Block's large, abstract expressionist paintings were the cornerstone of her success in the late sixties and seventies. These large paintings sold very well at the time and adorned the walls of a large number of buildings and institutions of the day. Traditionally abstract expressionist and very much in the mainstream of painting at the time, these large canvasses today have the effect of anchoring the viewer firmly in the times.

Spending several weeks each winter in Tucson, Arizona, with her husband, Maurice Block Jr., Amanda grew to love the desert landscapes and strong visual attributes of the area. The desert and its impact upon her became a common theme. She often did rough watercolors there, trying to capture the feeling and color palette of the unique place. Unfortunately, these studies do not survive, but their impact clearly inform her large abstract landscapes.

Commentators have noted that Amanda's use of color contributes to the impact of her work. Her subjects often include landscapes geography associated with broad geographic themes, such as mountains, seas, lakes, rivers, forests, and deserts.

==Figural and landscape lithography==

A lithographer of some renown – Block taught stone lithography at John Herron for a number of years—the artist felt very comfortable in printmaking. Her press was for two decades the only private lithograph press in the state of Indiana, donated to John Herron for her students upon her retirement.

Eschewing the often blocky and repetitive style of her contemporaries, not interested in the facile or geometrical designs running through the art of the day, Block's prints fall vaguely into two categories. Figural art and landscape art, the two most common themes throughout all her work. Of the two, the figural pieces sing connect with today's art perception. A lover of beauty, it is the female form that most stimulated Amanda's sensibilities. Broad swaths of color force the viewer to confront the subject on her own terms. These are realistic representations of women, with raw feelings.

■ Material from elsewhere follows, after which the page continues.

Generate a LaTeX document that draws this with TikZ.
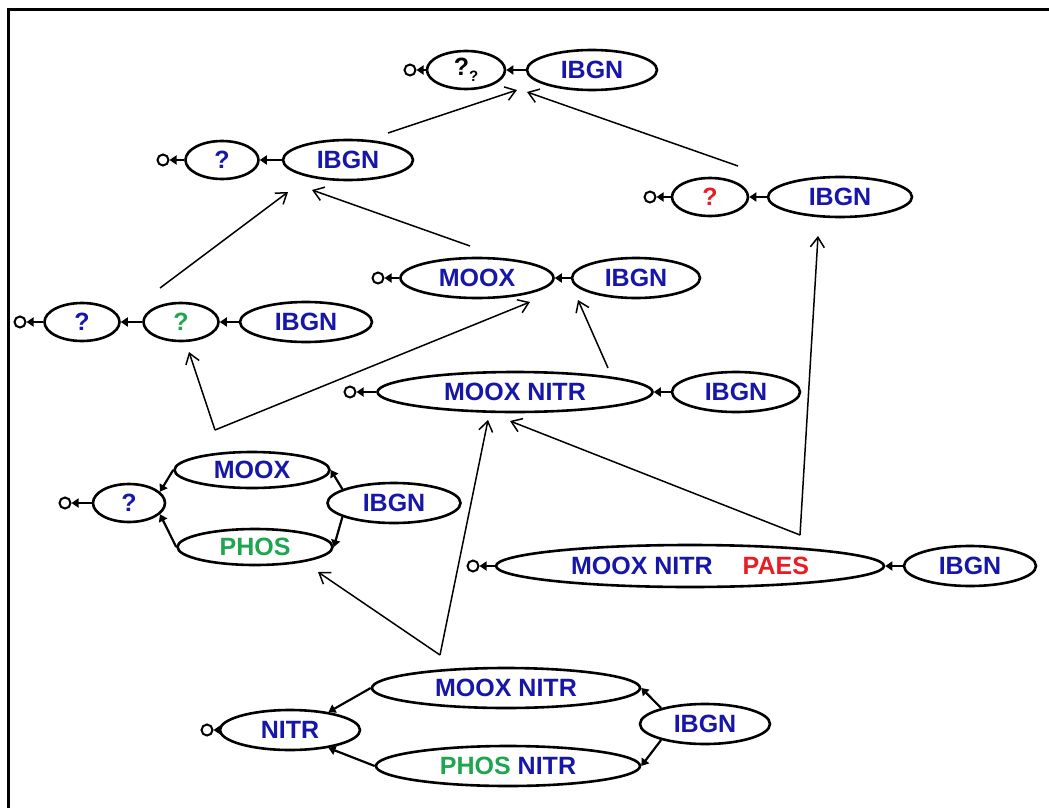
\documentclass[tikz,border=0pt]{standalone}
\usepackage{fontspec}
\setmainfont{Liberation Sans}
\usetikzlibrary{shapes.geometric,arrows.meta}
\definecolor{tblue}{RGB}{22,22,168}
\definecolor{tgreen}{RGB}{30,165,80}
\definecolor{tred}{RGB}{232,28,36}
\tikzset{
  el/.style={ellipse, draw, line width=2.6pt, inner sep=0pt, text=tblue,
    font=\bfseries\fontsize{25}{28}\selectfont, minimum height=40pt},
  outc/.style={circle, draw, line width=2pt, inner sep=0pt, minimum size=11pt},
  link/.style={line width=2.2pt, -{Triangle[length=7pt,width=9pt]}},
  flow/.style={line width=1.5pt, -{Straight Barb[length=10pt,width=14pt,line width=1.5pt]}}
}
\begin{document}
\begin{tikzpicture}[x=1pt,y=-1pt]
\useasboundingbox (0,0) rectangle (1049,808);
\draw[line width=3pt] (8,808) -- (8,10) -- (1049,10);

% top row
\node[outc] (cTop) at (410,70) {};
\node[el, minimum width=78pt, minimum height=38pt, text=black] (qq) at (466,70) {?\raisebox{-0.45ex}{\fontsize{15}{15}\selectfont ?}};
\node[el, minimum width=130pt] (ibT) at (592,70) {IBGN};
\draw[link] (ibT) -- (qq);
\draw[link] (qq) -- (cTop);

% row 2 left
\node[outc] (c2) at (163,160) {};
\node[el, minimum width=73pt, minimum height=38pt] (q2) at (222,160) {?};
\node[el, minimum width=130pt] (ib2) at (348,160) {IBGN};
\draw[link] (ib2) -- (q2);
\draw[link] (q2) -- (c2);

% red row
\node[outc] (cR) at (650,197) {};
\node[el, minimum width=76pt, minimum height=38pt, text=tred] (qR) at (710,197) {?};
\node[el, minimum width=144pt] (ibR) at (840,197) {IBGN};
\draw[link] (ibR) -- (qR);
\draw[link] (qR) -- (cR);

% MOOX row
\node[outc] (cM) at (378,278) {};
\node[el, minimum width=153pt] (mx) at (477,278) {MOOX};
\node[el, minimum width=128pt] (ibM) at (636,278) {IBGN};
\draw[link] (ibM) -- (mx);
\draw[link] (mx) -- (cM);

% row 4
\node[outc] (c4) at (20,322) {};
\node[el, minimum width=75pt, minimum height=38pt] (q4) at (82,322) {?};
\node[el, minimum width=75pt, minimum height=38pt, text=tgreen] (g4) at (181,322) {?};
\node[el, minimum width=132pt] (ib4) at (306,322) {IBGN};
\draw[link] (ib4) -- (g4);
\draw[link] (g4) -- (q4);
\draw[link] (q4) -- (c4);

% MOOX NITR row
\node[outc] (cMN) at (350,392) {};
\node[el, minimum width=275pt] (mn) at (515,392) {MOOX NITR};
\node[el, minimum width=128pt] (ibMN) at (736,392) {IBGN};
\draw[link] (ibMN) -- (mn);
\draw[link] (mn) -- (cMN);

% block 1
\node[outc] (cB1) at (65,503) {};
\node[el, minimum width=72pt, minimum height=38pt] (qB1) at (129,503) {?};
\node[el, minimum width=155pt, minimum height=36pt] (mB1) at (252,470) {MOOX};
\node[el, minimum width=155pt, minimum height=36pt, text=tgreen] (pB1) at (255,547) {PHOS};
\node[el, minimum width=133pt] (ibB1) at (394,503) {IBGN};
\draw[link] (ibB1.165) -- (mB1.east);
\draw[link] (ibB1.-165) -- (pB1.east);
\draw[link] (mB1.west) -- (qB1.20);
\draw[link] (pB1.west) -- (qB1.-20);
\draw[link] (qB1) -- (cB1);

% PAES row
\node[outc] (cP) at (473,566) {};
\node[el, minimum width=388pt, minimum height=42pt] (mp) at (690,566) {MOOX NITR\hspace{30pt}\textcolor{tred}{PAES}};
\node[el, minimum width=132pt] (ibP) at (970,566) {IBGN};
\draw[link] (ibP) -- (mp);
\draw[link] (mp) -- (cP);

% block 2
\node[outc] (cB2) at (207,730) {};
\node[el, minimum width=140pt] (nB2) at (290,730) {NITR\hspace{30pt}};
\node[el, minimum width=268pt] (mnB2) at (506,688) {MOOX NITR};
\node[el, minimum width=264pt] (pnB2) at (508,766) {\textcolor{tgreen}{PHOS} NITR};
\node[el, minimum width=130pt] (ibB2) at (705,724) {IBGN};
\draw[link] (ibB2.160) -- (mnB2.east);
\draw[link] (ibB2.-160) -- (pnB2.east);
\draw[link] (mnB2.west) -- (nB2.25);
\draw[link] (pnB2.west) -- (nB2.-25);
\draw[link] (nB2) -- (cB2);

% long flow arrows
\coordinate (s1) at (388,133); \coordinate (t1) at (517,90);
\coordinate (s2) at (738,166); \coordinate (t2) at (527,92);
\coordinate (s3) at (160,288); \coordinate (t3) at (288,192);
\coordinate (s4) at (470,246); \coordinate (t4) at (312,190);
\coordinate (s5) at (608,368); \coordinate (t5) at (578,300);
\coordinate (v6) at (215,430); \coordinate (t6a) at (189,352); \coordinate (t6b) at (530,302);
\coordinate (v7) at (800,535); \coordinate (t7a) at (818,236); \coordinate (t7b) at (510,421);
\coordinate (v8) at (440,655); \coordinate (t8a) at (488,420); \coordinate (t8b) at (318,572);
\draw[flow] (s1) -- (t1);
\draw[flow] (s2) -- (t2);
\draw[flow] (s3) -- (t3);
\draw[flow] (s4) -- (t4);
\draw[flow] (s5) -- (t5);
\draw[flow] (v6) -- (t6a);
\draw[flow] (v6) -- (t6b);
\draw[flow] (v7) -- (t7a);
\draw[flow] (v7) -- (t7b);
\draw[flow] (v8) -- (t8a);
\draw[flow] (v8) -- (t8b);
\end{tikzpicture}
\end{document}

Block's editions are small, seldom more than a dozen prints per edition. Often however, each print required a dozen or more printings to layer the colors one upon the other, finally realizing the image Amanda required. Her washes are finely controlled and the juxtaposition between wash and line builds a tension that adds a third dimension to the effect.

==Drawings and watercolors==

Block believed that drawing was the most important of the artist's tools. As a drawing instructor at John Herron she always remained true to traditional principles and classic approaches to realizing the subject. Her subject, the one with which she most surely resonated, was the female form, and through it the vision and sensuality of the woman.

Block drew from life every week of her working career; and these drawings, originally intended to be studies and practice works, eventually became finished works in themselves. As her color sense and courage expanded she began laying broad swaths of color on her drawings. The results are definitive and unique, colorful and unabashedly sensual, in some cases verging toward erotic.